======== DATASET EXTRACT ========

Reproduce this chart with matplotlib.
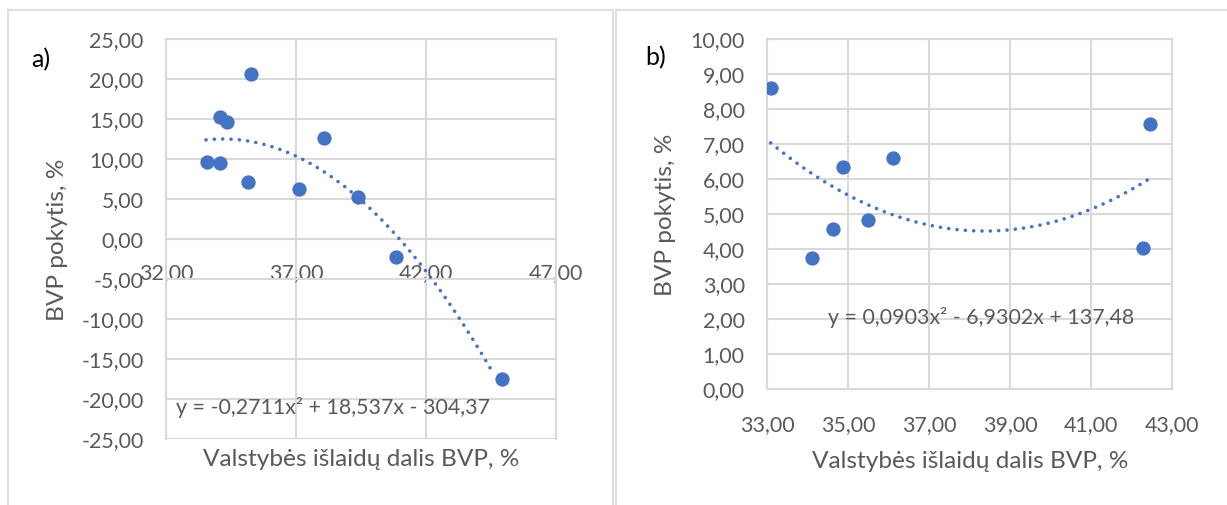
import numpy as np
import matplotlib
matplotlib.use("Agg")
import matplotlib.pyplot as plt
from matplotlib.patches import Rectangle
from matplotlib.ticker import FuncFormatter

plt.rcParams['font.family'] = ['Lato', 'DejaVu Sans']

# a) data
xa = [33.59, 34.07, 34.07, 34.33, 35.27, 35.16, 37.11, 38.08, 39.40, 40.85, 44.92]
ya = [9.66, 9.46, 15.21, 14.66, 20.63, 7.09, 6.25, 12.66, 5.21, -2.29, -17.54]
coef_a = [-0.2711, 18.537, -304.37]
trend_a = [33.54, 44.5]   # x-range the dotted trendline covers
eq_a = "y = -0,2711x² + 18,537x - 304,37"

# b) data
xb = [33.09, 34.10, 34.64, 34.88, 35.49, 36.11, 42.29, 42.46]
yb = [8.60, 3.75, 4.58, 6.35, 4.82, 6.61, 4.03, 7.57]
coef_b = [0.0903, -6.9302, 137.48]
trend_b = [33.09, 42.42]
eq_b = "y = 0,0903x² - 6,9302x + 137,48"

xlab = "Valstybės išlaidų dalis BVP, %"
ylab = "BVP pokytis, %"

blue = '#4472C4'
grey = '#595959'
grid = '#D9D9D9'

W, H = 1227, 505
fig = plt.figure(figsize=(W / 100, H / 100), dpi=100)


def px(x0, y0, x1, y1):
    return [x0 / W, 1 - y1 / H, (x1 - x0) / W, (y1 - y0) / H]


comma = FuncFormatter(lambda v, p: f"{v:.2f}".replace('.', ','))

# panel frames
fig.add_artist(Rectangle((8 / W, 1 - 600 / H), (613 - 8) / W, 590 / H,
                         transform=fig.transFigure, fill=False, ec=grid, lw=1.2))
fig.add_artist(Rectangle((616 / W, 1 - 600 / H), 700 / W, 590 / H,
                         transform=fig.transFigure, fill=False, ec=grid, lw=1.2))


def style(ax, xt, yt):
    ax.set_xticks(xt)
    ax.set_yticks(yt)
    ax.set_xlim(xt[0], xt[-1])
    ax.set_ylim(yt[0], yt[-1])
    ax.xaxis.set_major_formatter(comma)
    ax.yaxis.set_major_formatter(comma)
    ax.grid(True, color=grid, lw=1.5)
    ax.set_axisbelow(True)
    for s in ax.spines.values():
        s.set_color(grid)
        s.set_linewidth(1.5)
    ax.tick_params(length=0, labelsize=15.4, labelcolor=grey)
    ax.tick_params(axis='y', pad=16)
    ax.tick_params(axis='x', pad=17)


# a)
ax1 = fig.add_axes(px(166, 39, 556, 439))
style(ax1, [32, 37, 42, 47], list(range(-25, 26, 5)))
ax1.spines['bottom'].set_position(('data', 0))
ax1.scatter(xa, ya, s=106, color=blue, zorder=3, lw=0)
ta = np.linspace(trend_a[0], trend_a[1], 200)
ax1.plot(ta, np.polyval(coef_a, ta), color=blue, lw=2.6,
         dashes=(0.01, 2.3), dash_capstyle='round', zorder=4, clip_on=False)
ax1.text(176 / W, 1 - 407 / H, eq_a, transform=fig.transFigure,
         fontsize=15.4, color=grey, va='center', ha='left')

# b)
ax2 = fig.add_axes(px(767, 39, 1172, 389))
style(ax2, list(range(33, 44, 2)), list(range(0, 11)))
ax2.tick_params(axis='x', pad=19)
ax2.scatter(xb, yb, s=106, color=blue, zorder=3, lw=0)
tb = np.linspace(trend_b[0], trend_b[1], 200)
ax2.plot(tb, np.polyval(coef_b, tb), color=blue, lw=2.6,
         dashes=(0.01, 2.3), dash_capstyle='round', zorder=2)
ax2.text(981 / W, 1 - 317 / H, eq_b, transform=fig.transFigure,
         fontsize=15.4, color=grey, va='center', ha='center')

# labels
fig.text(361 / W, 1 - 460 / H, xlab, fontsize=17.6, color=grey, ha='center', va='center')
fig.text(970 / W, 1 - 461 / H, xlab, fontsize=17.6, color=grey, ha='center', va='center')
fig.text(58 / W, 1 - 240 / H, ylab, fontsize=17.6, color=grey, ha='center', va='center', rotation=90)
fig.text(665 / W, 1 - 215 / H, ylab, fontsize=17.6, color=grey, ha='center', va='center', rotation=90)
fig.text(41 / W, 1 - 60 / H, "a)", fontsize=18, color='black', ha='center', va='center')
fig.text(656 / W, 1 - 58 / H, "b)", fontsize=18, color='black', ha='center', va='center')

fig.savefig("out.png", dpi=100)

========

# EXERCISE DETAILS
Please transcribe the material above exactly as written. Leave the pictures out.

# OUTPUT
Reproduce this chart with matplotlib.
import numpy as np
import matplotlib
matplotlib.use("Agg")
import matplotlib.pyplot as plt
from matplotlib.patches import Rectangle
from matplotlib.ticker import FuncFormatter

plt.rcParams['font.family'] = ['Lato', 'DejaVu Sans']

# a) data
xa = [33.59, 34.07, 34.07, 34.33, 35.27, 35.16, 37.11, 38.08, 39.40, 40.85, 44.92]
ya = [9.66, 9.46, 15.21, 14.66, 20.63, 7.09, 6.25, 12.66, 5.21, -2.29, -17.54]
coef_a = [-0.2711, 18.537, -304.37]
trend_a = [33.54, 44.5]   # x-range the dotted trendline covers
eq_a = "y = -0,2711x² + 18,537x - 304,37"

# b) data
xb = [33.09, 34.10, 34.64, 34.88, 35.49, 36.11, 42.29, 42.46]
yb = [8.60, 3.75, 4.58, 6.35, 4.82, 6.61, 4.03, 7.57]
coef_b = [0.0903, -6.9302, 137.48]
trend_b = [33.09, 42.42]
eq_b = "y = 0,0903x² - 6,9302x + 137,48"

xlab = "Valstybės išlaidų dalis BVP, %"
ylab = "BVP pokytis, %"

blue = '#4472C4'
grey = '#595959'
grid = '#D9D9D9'

W, H = 1227, 505
fig = plt.figure(figsize=(W / 100, H / 100), dpi=100)


def px(x0, y0, x1, y1):
    return [x0 / W, 1 - y1 / H, (x1 - x0) / W, (y1 - y0) / H]


comma = FuncFormatter(lambda v, p: f"{v:.2f}".replace('.', ','))

# panel frames
fig.add_artist(Rectangle((8 / W, 1 - 600 / H), (613 - 8) / W, 590 / H,
                         transform=fig.transFigure, fill=False, ec=grid, lw=1.2))
fig.add_artist(Rectangle((616 / W, 1 - 600 / H), 700 / W, 590 / H,
                         transform=fig.transFigure, fill=False, ec=grid, lw=1.2))


def style(ax, xt, yt):
    ax.set_xticks(xt)
    ax.set_yticks(yt)
    ax.set_xlim(xt[0], xt[-1])
    ax.set_ylim(yt[0], yt[-1])
    ax.xaxis.set_major_formatter(comma)
    ax.yaxis.set_major_formatter(comma)
    ax.grid(True, color=grid, lw=1.5)
    ax.set_axisbelow(True)
    for s in ax.spines.values():
        s.set_color(grid)
        s.set_linewidth(1.5)
    ax.tick_params(length=0, labelsize=15.4, labelcolor=grey)
    ax.tick_params(axis='y', pad=16)
    ax.tick_params(axis='x', pad=17)


# a)
ax1 = fig.add_axes(px(166, 39, 556, 439))
style(ax1, [32, 37, 42, 47], list(range(-25, 26, 5)))
ax1.spines['bottom'].set_position(('data', 0))
ax1.scatter(xa, ya, s=106, color=blue, zorder=3, lw=0)
ta = np.linspace(trend_a[0], trend_a[1], 200)
ax1.plot(ta, np.polyval(coef_a, ta), color=blue, lw=2.6,
         dashes=(0.01, 2.3), dash_capstyle='round', zorder=4, clip_on=False)
ax1.text(176 / W, 1 - 407 / H, eq_a, transform=fig.transFigure,
         fontsize=15.4, color=grey, va='center', ha='left')

# b)
ax2 = fig.add_axes(px(767, 39, 1172, 389))
style(ax2, list(range(33, 44, 2)), list(range(0, 11)))
ax2.tick_params(axis='x', pad=19)
ax2.scatter(xb, yb, s=106, color=blue, zorder=3, lw=0)
tb = np.linspace(trend_b[0], trend_b[1], 200)
ax2.plot(tb, np.polyval(coef_b, tb), color=blue, lw=2.6,
         dashes=(0.01, 2.3), dash_capstyle='round', zorder=2)
ax2.text(981 / W, 1 - 317 / H, eq_b, transform=fig.transFigure,
         fontsize=15.4, color=grey, va='center', ha='center')

# labels
fig.text(361 / W, 1 - 460 / H, xlab, fontsize=17.6, color=grey, ha='center', va='center')
fig.text(970 / W, 1 - 461 / H, xlab, fontsize=17.6, color=grey, ha='center', va='center')
fig.text(58 / W, 1 - 240 / H, ylab, fontsize=17.6, color=grey, ha='center', va='center', rotation=90)
fig.text(665 / W, 1 - 215 / H, ylab, fontsize=17.6, color=grey, ha='center', va='center', rotation=90)
fig.text(41 / W, 1 - 60 / H, "a)", fontsize=18, color='black', ha='center', va='center')
fig.text(656 / W, 1 - 58 / H, "b)", fontsize=18, color='black', ha='center', va='center')

fig.savefig("out.png", dpi=100)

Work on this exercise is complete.